SET EXERCISE:
Copy, from the entries below, each line where the word "that" can be found.

MATERIAL FOR THIS EXERCISE:

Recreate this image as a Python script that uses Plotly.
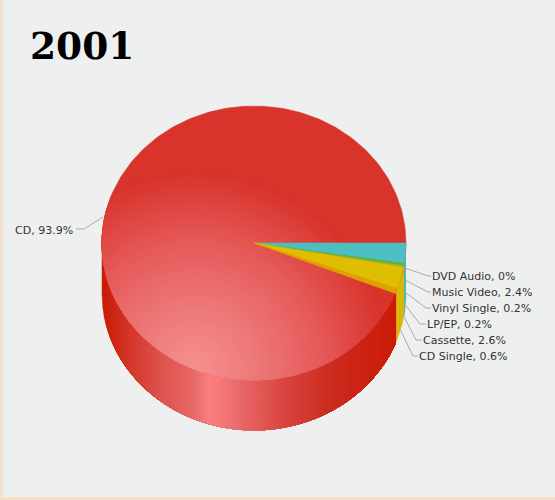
#!/usr/bin/env python3

import numpy as np
import plotly.graph_objects as go

YEAR = "2001"
formats = ["DVD Audio", "Music Video", "Vinyl Single", "LP/EP", "Cassette", "CD Single", "CD"]
shares = [0, 2.4, 0.2, 0.2, 2.6, 0.6, 93.9]

# look of the slices (CD gets gradients instead)
top_colors = ["#4cc0c0", "#4cc0c0", "#4cb84c", "#8db82a", "#dfbd00", "#e0a000", None]
wall_colors = ["#48b8b8", "#48b8b8", "#48b050", "#a0ae20", "#d8b800", "#dd9f00", None]

# pie geometry in pixels
CX, CY = 254, 243
RX, RY = 152, 137
DEPTH = 50

BG = "#eeefef"
EDGE = "#f0e2c8"

top_stops = [(0, "#f79090"), (0.3, "#ee7a7a"), (0.65, "#e55a5a"), (1, "#d8342c")]
GX, GY, GR = 195, 368, 195
wall_stops = [(0, "#c81c04"), (0.1, "#d63a2e"), (0.2, "#dd5550"), (0.3, "#e86a68"),
              (0.35, "#fb8080"), (0.37, "#fa7c7c"), (0.45, "#e86a6a"), (0.6, "#d8453f"),
              (0.75, "#cc2c20"), (0.9, "#cc2010"), (1, "#cc1a00")]

# leader lines: where they leave the pie, bend, and where the text goes
lead_start_y = [268, 280, 292, 302, 313, 327]
lead_start_x = [405, 405, 405, 403, 402, 399]
bend_x = [428, 428, 426, 420, 416, 413]
label_x = [432, 432, 432, 427, 423, 419]
label_y = [276, 292, 308, 324, 340, 356]


def hex_rgb(c):
    return [int(c[i:i + 2], 16) for i in (1, 3, 5)]


def ramp(stops, t):
    pos = [s[0] for s in stops]
    rgb = np.array([hex_rgb(s[1]) for s in stops])
    vals = [np.interp(t, pos, rgb[:, i]) for i in range(3)]
    return "rgb({:.0f},{:.0f},{:.0f})".format(*vals)


def rim(theta, dy=0):
    return CX + RX * np.cos(theta), CY + dy + RY * np.sin(theta)


def poly(fig, x, y, color):
    fig.add_trace(go.Scatter(x=x, y=y, mode="lines", fill="toself", fillcolor=color,
                             line=dict(color=color, width=0.5), hoverinfo="skip", showlegend=False))


def wall(fig, a0, a1, color):
    th = np.linspace(a0, a1, max(int((a1 - a0) * 80), 2))
    x, y = rim(th)
    xb, yb = rim(th[::-1], DEPTH)
    poly(fig, np.r_[x, xb], np.r_[y, yb], color)


def wedge(fig, a0, a1, color):
    th = np.linspace(a0, a1, max(int((a1 - a0) * 80), 2))
    x, y = rim(th)
    poly(fig, np.r_[CX, x, CX], np.r_[CY, y, CY], color)


def disc_patch(r):
    # circle around the highlight, cut off at the pie's rim
    phi = np.linspace(0, 2 * np.pi, 240)
    dx, dy = np.cos(phi), np.sin(phi)
    ox, oy = (GX - CX) / RX, (GY - CY) / RY
    a = (dx / RX) ** 2 + (dy / RY) ** 2
    b = 2 * (ox * dx / RX + oy * dy / RY)
    c = ox ** 2 + oy ** 2 - 1
    s = (-b + np.sqrt(b ** 2 - 4 * a * c)) / (2 * a)
    s = np.minimum(s, r)
    return GX + s * dx, GY + s * dy


fig = go.Figure()

# running angle per slice, clockwise from due east
cum = np.cumsum([0] + shares)
cum = cum / cum[-1] * 2 * np.pi
starts, ends = cum[:-1], cum[1:]

# walls, only the front half shows
for i in range(len(formats) - 1):
    if shares[i] > 0:
        wall(fig, starts[i], ends[i], wall_colors[i])
a_cd = starts[-1]
for t in np.linspace(0, 1, 150)[:-1]:
    # t=0 is the left end of the pie; each strip reaches to the right end so no seams show
    left = np.arccos(2 * t - 1)
    if left > a_cd:
        wall(fig, a_cd, left, ramp(wall_stops, t))

# top of the pie, highlight painted as shrinking discs
t_th = np.linspace(0, 2 * np.pi, 300)
poly(fig, *rim(t_th), top_stops[-1][1])
for t in np.linspace(1, 0.02, 60):
    px, py = disc_patch(GR * t)
    poly(fig, px, py, ramp(top_stops, t))
for i in range(len(formats) - 1):
    if shares[i] > 0:
        wedge(fig, starts[i], ends[i], top_colors[i])

# leader lines and labels
for i, name in enumerate(formats[:-1]):
    fig.add_trace(go.Scatter(x=[lead_start_x[i], bend_x[i], label_x[i] - 1],
                             y=[lead_start_y[i], label_y[i], label_y[i]],
                             mode="lines", line=dict(color="#aaaaaa", width=1),
                             hoverinfo="skip", showlegend=False))
    # annotations carry about 2px of padding
    fig.add_annotation(x=label_x[i] - 2, y=label_y[i], text="{}, {:g}%".format(name, shares[i]),
                       xanchor="left", yanchor="middle", showarrow=False,
                       font=dict(family="DejaVu Sans", size=11, color="#333333"))
fig.add_trace(go.Scatter(x=[103, 84, 76], y=[217, 229, 229], mode="lines",
                         line=dict(color="#aaaaaa", width=1), hoverinfo="skip", showlegend=False))
fig.add_annotation(x=75, y=230, text="{}, {:g}%".format(formats[-1], shares[-1]),
                   xanchor="right", yanchor="middle", showarrow=False,
                   font=dict(family="DejaVu Sans", size=11, color="#333333"))

fig.add_annotation(x=28, y=46, text="<b>{}</b>".format(YEAR), xanchor="left", yanchor="middle",
                   showarrow=False, font=dict(family="DejaVu Serif", size=37.5, color="#000000"))

# tan strip on the left and bottom of the page
fig.add_shape(type="rect", x0=0, x1=3, y0=0, y1=500, fillcolor=EDGE, line_width=0, layer="below")
fig.add_shape(type="rect", x0=0, x1=555, y0=497, y1=500, fillcolor=EDGE, line_width=0, layer="below")

fig.update_xaxes(range=[0, 555], visible=False, fixedrange=True)
fig.update_yaxes(range=[500, 0], visible=False, fixedrange=True)
fig.update_layout(width=555, height=500, margin=dict(l=0, r=0, t=0, b=0),
                  paper_bgcolor=BG, plot_bgcolor=BG, showlegend=False)
fig.write_html("out.html", config=dict(displayModeBar=False),
               post_script="document.body.style.margin='0';document.body.style.overflow='hidden';")
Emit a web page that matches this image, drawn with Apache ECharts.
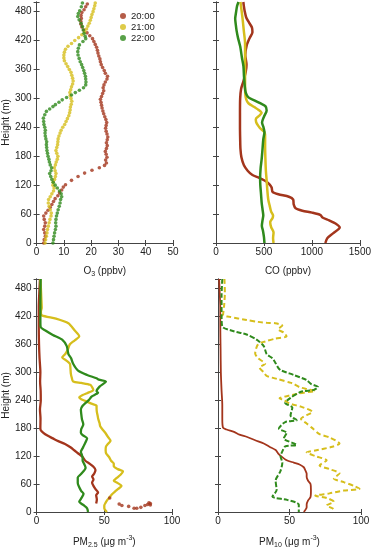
<!DOCTYPE html>
<html><head><meta charset="utf-8">
<script src="https://cdn.jsdelivr.net/npm/echarts@6/dist/echarts.min.js"></script>
<style>html,body{margin:0;padding:0;background:#fff}#c{width:374px;height:550px}</style>
</head><body><div id="c"></div>
<script>
// ---------- DATA (value, height m) ----------
var times = ['20:00','21:00','22:00'];
var heightTicks = [0,60,120,180,240,300,360,420,480];

var o3_20 = [[2.6,0],[2.8,7],[3.2,14],[3.0,21],[2.6,28],[3.0,35],[3.2,42],[2.8,49],[2.6,56],[3.4,62],[4.2,68],[5.0,74],[5.6,80],[6.2,86],[6.8,92],[7.8,98],[8.4,104],[9.2,110],[9.8,116],[10.6,121],[12.8,130],[15.2,138],[17.6,145],[20.3,151],[23.0,156],[24.9,161],[25.6,166],[25.3,172],[25.8,178],[25.5,184],[25.2,190],[25.6,196],[25.9,202],[25.6,208],[25.9,214],[26.1,220],[25.8,226],[25.5,232],[25.3,238],[25.5,244],[25.7,250],[25.4,256],[25.0,262],[24.6,268],[24.3,274],[24.0,280],[23.8,286],[23.6,292],[23.4,298],[23.8,304],[24.2,310],[24.6,316],[24.4,322],[24.7,328],[25.2,334],[25.8,340],[26.0,346],[25.2,352],[24.8,358],[24.2,364],[23.7,370],[23.4,376],[23.2,382],[22.8,388],[22.5,394],[22.3,400],[22.0,406],[21.5,412],[21.0,418],[20.5,424],[19.5,430],[18.5,436],[17.3,442],[16.6,448],[16.3,454],[16.2,460],[16.4,466],[16.3,472],[16.6,478],[17.4,484],[18.0,490],[18.6,496]];
var o3_21 = [[3.1,0],[3.3,7],[3.6,14],[3.8,21],[4.0,28],[4.3,35],[4.6,42],[4.9,49],[5.3,56],[5.4,62],[5.0,69],[4.6,76],[4.3,83],[4.4,90],[5.0,96],[5.6,102],[6.2,108],[6.4,114],[6.0,120],[6.1,126],[6.6,132],[6.9,138],[7.1,144],[6.8,150],[6.5,156],[6.9,162],[7.2,168],[7.6,174],[7.8,180],[7.4,186],[7.1,192],[7.4,198],[7.7,204],[7.8,210],[7.9,216],[8.2,222],[8.6,228],[9.0,234],[9.6,240],[10.3,246],[10.8,252],[11.3,258],[11.8,264],[12.1,270],[12.3,276],[12.4,282],[12.7,288],[12.9,294],[12.6,300],[12.3,306],[12.2,312],[12.5,318],[12.8,324],[13.2,330],[13.4,336],[13.2,342],[12.9,348],[12.6,354],[12.0,360],[11.4,366],[10.8,372],[10.2,378],[10.0,384],[10.0,390],[10.2,396],[10.6,402],[11.5,408],[12.8,414],[14.0,420],[15.4,426],[16.6,432],[17.6,438],[18.3,444],[18.8,450],[19.3,456],[19.7,462],[20.0,468],[20.3,474],[20.7,480],[21.0,486],[21.3,492],[21.5,498]];
var o3_22 = [[6.0,0],[6.2,7],[6.4,14],[6.6,21],[6.9,28],[7.1,35],[7.0,42],[7.1,49],[7.3,56],[7.6,62],[7.9,69],[8.3,76],[8.6,83],[8.8,90],[9.2,96],[9.0,102],[8.4,108],[7.6,114],[6.8,120],[6.1,126],[5.6,132],[5.2,138],[4.8,144],[5.3,150],[5.5,156],[5.0,162],[4.7,168],[4.5,174],[4.2,180],[4.0,186],[3.8,192],[3.7,198],[3.6,204],[3.7,210],[3.4,216],[3.2,222],[3.1,228],[3.2,234],[3.0,240],[2.7,246],[2.6,252],[2.5,259],[3.0,266],[3.6,273],[4.8,278],[6.0,283],[6.9,287],[8.2,292],[9.4,297],[11.0,302],[12.8,307],[14.2,312],[15.7,317],[17.2,322],[18.0,328],[18.1,334],[18.0,340],[17.9,346],[17.6,352],[17.3,358],[16.9,364],[16.5,370],[16.0,376],[15.6,383],[15.2,390],[15.1,397],[15.3,404],[15.7,411],[17.0,418],[18.0,424],[17.8,429],[17.4,435],[17.1,442],[16.8,449],[16.3,456],[15.6,463],[15.1,470],[15.3,476],[15.8,482],[16.4,490],[16.8,498]];

var co_20 = [[1140,0],[1160,10],[1220,20],[1290,32],[1250,40],[1180,47],[1110,53],[1090,58],[1000,63],[900,67],[830,72],[810,80],[805,90],[760,96],[650,101],[590,106],[580,115],[560,121],[520,128],[450,135],[380,141],[330,150],[290,162],[265,178],[255,195],[252,215],[250,240],[250,270],[252,300],[262,320],[285,335],[310,355],[318,370],[305,390],[320,410],[350,425],[380,437],[375,447],[345,457],[315,468],[300,480],[290,492],[285,500]];
var co_21 = [[600,0],[595,10],[600,22],[575,33],[565,43],[590,52],[595,57],[575,65],[560,77],[545,90],[535,110],[528,130],[520,150],[515,175],[512,200],[512,220],[505,230],[470,236],[441,243],[420,250],[415,257],[450,264],[476,270],[445,276],[400,282],[338,290],[315,298],[305,310],[303,330],[303,360],[303,390],[303,414],[290,440],[280,460],[268,480],[255,500]];
var co_22 = [[505,0],[500,12],[490,25],[478,36],[485,47],[493,57],[485,70],[476,84],[470,100],[462,120],[460,135],[465,155],[476,174],[485,195],[493,215],[505,230],[495,240],[480,250],[500,262],[528,275],[515,284],[460,290],[400,296],[338,302],[310,312],[300,325],[292,345],[286,367],[270,385],[252,408],[230,425],[215,440],[205,455],[200,465],[210,480],[220,492],[235,500]];

var pm25_20 = [[44,18],[44.5,27],[44,36],[45.4,42],[43.5,49],[42,56],[41,63],[42,70],[41,76],[42.5,82],[43.5,90],[42,97],[39,104],[36,110],[34,118],[31,125],[28,132],[25,139],[21,146],[16,152],[12,158],[8,164],[5,170],[3,176],[2.8,181],[2.9,200],[2.5,220],[3.1,240],[3.0,260],[2.6,280],[2.8,300],[2.2,330],[1.8,360],[1.6,400],[1.6,440],[2.0,470],[2.5,500]];
var pm25_20dots = [[54,30],[61,17],[63,14],[68,12],[72,8],[74,8],[77,10],[80,14],[82,16],[84,18],[83,20],[84,15]];
var pm25_21 = [[52,0],[50,8],[50,14],[51,20],[52.3,26],[54,32],[55.7,38],[58,44],[60.5,50],[62.7,56],[60,62],[57,67],[59.2,73],[62,80],[63.8,87],[60,92],[57,98],[57,104],[55,110],[53.5,118],[51.5,125],[51,132],[51.2,140],[53,147],[54.6,153],[53,160],[51.2,168],[49,176],[47,184],[46.5,191],[45.5,200],[45,208],[44.5,215],[44.3,222],[44.3,228],[40,233],[36.2,238],[33,242],[31.5,246],[34,251],[37.3,255],[41.9,262],[41,268],[39.6,273],[33,277],[27,280],[26,288],[25.3,297],[25,308],[24.6,318],[22,325],[18.9,332],[21.2,339],[23,348],[24.6,360],[28,368],[31.5,377],[28,390],[23.5,405],[14.3,415],[3.9,422],[3.2,430],[3.8,438],[3.5,460],[3.2,480],[2.8,500]];
var pm25_22 = [[38,0],[37.3,8],[35,14],[33,18],[31.5,22],[32.7,28],[34.7,39],[33,45],[31.5,53],[30.4,62],[30.4,74],[33,82],[36.2,95],[35,104],[34,110],[34,116],[33.5,122],[32.7,129],[34,137],[35,143],[37.3,158],[34,165],[32.7,170],[33,178],[34.5,188],[33.5,199],[33,210],[32.7,220],[34,228],[36.2,234],[38.5,240],[40.8,248],[44,253],[45.4,256],[44.3,259],[46.5,269],[51.2,280],[46,284],[44.3,287],[37.3,294],[30.4,304],[27,318],[25.5,330],[23.5,339],[22.3,356],[18.9,370],[12,380],[6.2,390],[3,397],[2.8,410],[2.8,450],[3,500]];

var pm10_20 = [[60,0],[62,10],[62,16],[63,25],[64.7,32],[65,47],[64.7,60],[63,67],[62,75],[62,82],[61,90],[60,96],[57,102],[53,106],[48,111],[44,120],[42,126],[40.3,133],[36,140],[32,147],[26,154],[20.4,161],[15,166],[11.2,172],[6,177],[3.5,181],[3,200],[3,230],[2.5,260],[2,300],[1.8,350],[1.6,400],[1.6,440],[1.2,470],[0.8,500]];
var pm10_21 = [[4.5,500],[4.8,470],[4.2,440],[3.5,422],[8,419],[20,412],[28,408],[34,406],[40,405],[45,400],[42,392],[46,385],[48,377],[40,372],[33,366],[28,360],[26,340],[28,330],[33,318],[29,310],[32,300],[34,292],[42,285],[50,278],[53,275],[57,268],[62,264],[68,260],[60,256],[50,250],[43,244],[46,240],[50,233],[58,226],[66,215],[60,205],[58,200],[62,190],[66,180],[71,167],[78,160],[85,147],[80,140],[68,132],[62,128],[68,120],[76,111],[71,100],[78,92],[85,83],[81,72],[88,64],[95,56],[99,50],[88,46],[78,40],[68,35],[76,30],[81,22],[76,14],[80,8],[82,2]];
var pm10_22 = [[3,500],[2.5,464],[2.5,422],[3,398],[11,388],[20,381],[27,370],[32,356],[34,339],[38,330],[40,321],[42,310],[44,304],[53,294],[62,283],[65,275],[70,268],[67,262],[58,258],[50.7,245],[47,234],[52,224],[50.7,207],[55,197],[47,193],[42.6,179],[48,170],[46,158],[55,144],[47,141],[45,130],[43.7,120],[45,106],[43.7,88],[40.3,67],[41,47],[38,33],[48.4,26],[56.5,16],[56.5,0]];

var colors = ['#a3351c','#d6be1c','#2f8a1c'];
var xMax = [50,1500,100,100];
var xInt = [10,500,50,50];

// ---------- LAYOUT ----------
var grids = [
  {left:28, top:2, width:145, height:241},
  {left:216, top:2, width:145, height:241},
  {left:28, top:279, width:144, height:239},
  {left:218, top:279, width:143, height:239}
];
var FONT = 'Liberation Sans, Arial, sans-serif';
var rich = {
  n:{fontSize:10, fontFamily:FONT, color:'#222', lineHeight:14},
  s:{fontSize:7, fontFamily:FONT, color:'#222', lineHeight:8, verticalAlign:'bottom'},
  p:{fontSize:7, fontFamily:FONT, color:'#222', lineHeight:8, verticalAlign:'top'}
};
var xNames = ['{n|O}{s|3}{n| (ppbv)}','{n|CO (ppbv)}','{n|PM}{s|2.5}{n| (μg m}{p|-3}{n|)}','{n|PM}{s|10}{n| (μg m}{p|-3}{n|)}'];
var axisLine = {lineStyle:{color:'#444', width:1}};
var tick = {inside:true, length:3, lineStyle:{color:'#444'}};

var xAxes = [], yAxes = [];
for (var i=0;i<4;i++){
  xAxes.push({type:'value', gridIndex:i, min:0, max:xMax[i], interval:xInt[i], position:'bottom',
    axisLine:axisLine, axisTick:tick, splitLine:{show:false},
    axisLabel:{fontSize:10, fontFamily:FONT, color:'#222', margin:4, formatter:function(v){return String(v);}},
    name:xNames[i], nameLocation:'middle', nameGap:i<2?21:23,
    nameTextStyle:{rich:rich}});
  yAxes.push({type:'value', gridIndex:i, min:0, max:500, interval:60, position:'left',
    axisLine:axisLine, axisTick:tick, splitLine:{show:false},
    axisLabel:{show:(i%2===0), fontSize:10, fontFamily:FONT, color:'#222', margin:5,
      formatter:function(v){return heightTicks.indexOf(v)>=0? String(v):'';}},
    name:(i%2===0)?'Height (m)':'', nameLocation:'middle', nameGap:21,
    nameTextStyle:{fontSize:10, fontFamily:FONT, color:'#222'}});
}
for (var j=0;j<4;j++){
  xAxes.push({type:'value', gridIndex:j, min:0, max:xMax[j], interval:xInt[j], position:'top',
    axisLine:axisLine, axisTick:tick, axisLabel:{show:false}, splitLine:{show:false}});
  yAxes.push({type:'value', gridIndex:j, min:0, max:500, interval:60, position:'right',
    axisLine:axisLine, axisTick:tick, axisLabel:{show:false}, splitLine:{show:false}});
}

function dots(name, data, c, g){
  return {type:'scatter', name:name, xAxisIndex:g, yAxisIndex:g, data:data,
    symbolSize:3.6, itemStyle:{color:c}, z:3};
}
function line(name, data, c, g, w, dash){
  return {type:'line', name:name, xAxisIndex:g, yAxisIndex:g, data:data,
    showSymbol:false, symbol:'none', smooth:0.25,
    lineStyle:{color:c, width:w, type:dash||'solid'}, itemStyle:{color:c}};
}

var series = [
  dots(times[0], o3_20, colors[0], 0),
  dots(times[1], o3_21, colors[1], 0),
  dots(times[2], o3_22, colors[2], 0),
  line(times[0], co_20, colors[0], 1, 2.5),
  line(times[1], co_21, colors[1], 1, 2.5),
  line(times[2], co_22, colors[2], 1, 2.5),
  line(times[0], pm25_20, colors[0], 2, 2.3),
  dots(times[0], pm25_20dots, colors[0], 2),
  line(times[1], pm25_21, colors[1], 2, 2.3),
  line(times[2], pm25_22, colors[2], 2, 2.3),
  line(times[0], pm10_20, colors[0], 3, 1.8),
  line(times[1], pm10_21, colors[1], 3, 2, [5,3]),
  line(times[2], pm10_22, colors[2], 3, 2, [5,2])
];

var chart = echarts.init(document.getElementById('c'), null, {renderer:'canvas'});
chart.setOption({
  animation:false,
  backgroundColor:'#fff',
  textStyle:{fontFamily:FONT},
  grid:grids,
  xAxis:xAxes,
  yAxis:yAxes,
  legend:{data:times, orient:'vertical', left:120, top:11, padding:0, itemGap:1,
    itemWidth:6, itemHeight:6, icon:'circle', selectedMode:false,
    textStyle:{fontSize:9.5, fontFamily:FONT, color:'#222'}},
  series:series
});
</script>
</body></html>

FINAL RESULT:
Recreate this image as a Python script that uses Plotly.
Emit a web page that matches this image, drawn with Apache ECharts.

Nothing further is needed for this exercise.